I miss sleeping with my husband. I love the glowing idea, to know when his head is resting on the pillow next to mind. The heartbeat I could do without! I did share this with some military spouses on facebook and reactions were pretty similar to my own! One very wise milspouse even wondered "What if during the night one of us has a nightmare or something and wakes up to a fast beating pillow with no explanation?" Good point.



True there is the creep factor and the nightmare factor... but I cannot help but think it would be comforting. It doesn't mention fully how it works (like if it needs wireless or phone signal or what have you) but it does mention it is an insert that goes into a normal pillow and has a ring that you wear with it. Either way the product is not available yet. The company is UK based and is still looking for funds to kickstart the manufacturing process. But who knows, maybe they will be here sooner than we think! They have a paypal option on their website if you want to contribute and if they get enough (and you give enough!) you can be an early tester.


What do you think? Creepy? Cool? Creepy and cool and I want one regardless?




(PS - Little Riot does not know me or know I did this post. I did not get compensation for mentioning them or anything of the sort. They do not know I exist. Just a commentary from me! Pictures and information mostly from here.)

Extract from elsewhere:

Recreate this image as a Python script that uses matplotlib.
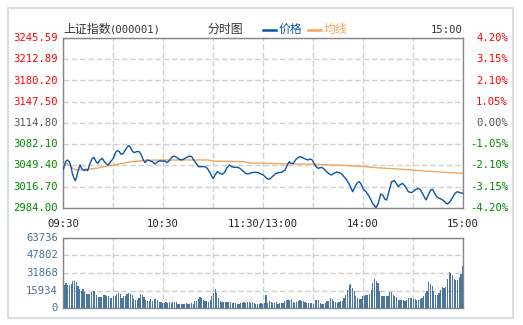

Wednesday, November 30, 2011

Sleepless?

This has been something that has been happening to me a lot lately, especially when Ryan is not here. I know having him far away is part of that, but it seems so silly to be sleepless because I am by myself. Especially when he is perfectly safe, just far away.

A lot of nights I am up super late. Ok having a long phone call with someone three hours behind you does that easily, but even after we hang up I still toss and turn for ages. I usually call Ryan when I get into bed, but last night I stayed up reading until almost midnight before even calling him! I just seem to be in this weird zone when it is just me in the apartment at night. One more tv show, one more cigarette... even if I am exhausted from obviously not sleeping the night before.

And then there are nightmares. I am twenty four years old and I am having nightmares! Sometimes it is just a weird, crazy dream, like my parents and brother and Ryan were flying Delta to Paris for Thanksgiving and at the airport I couldn't work the escalator and I got in trouble at security for having something I wasn't supposed to. I feel ridiculous with the nightmares though. I have seen one episode of the Walking Dead from when my commercial aired, and even for msot of that I hid. Yet I will see the zombie the lady stabbed with a screwdriver in my mind as I try and fall asleep. Or that new movie preview about the people who go to Moscow to party and get invaded by aliens who want to steal our electricity and make people disintigrate? Basically had a dream where I lived it!

Like I said, I feel silly.

But my sleep is heavily thrown. I am up late and out of bed early for work. I down a Sugar Free Red Bull and a Diet Coke or two to get through work. Then I get my second wind at home and I don't want to go to sleep again.

I know this is all because I miss Ryan, but I feel foolish all the same.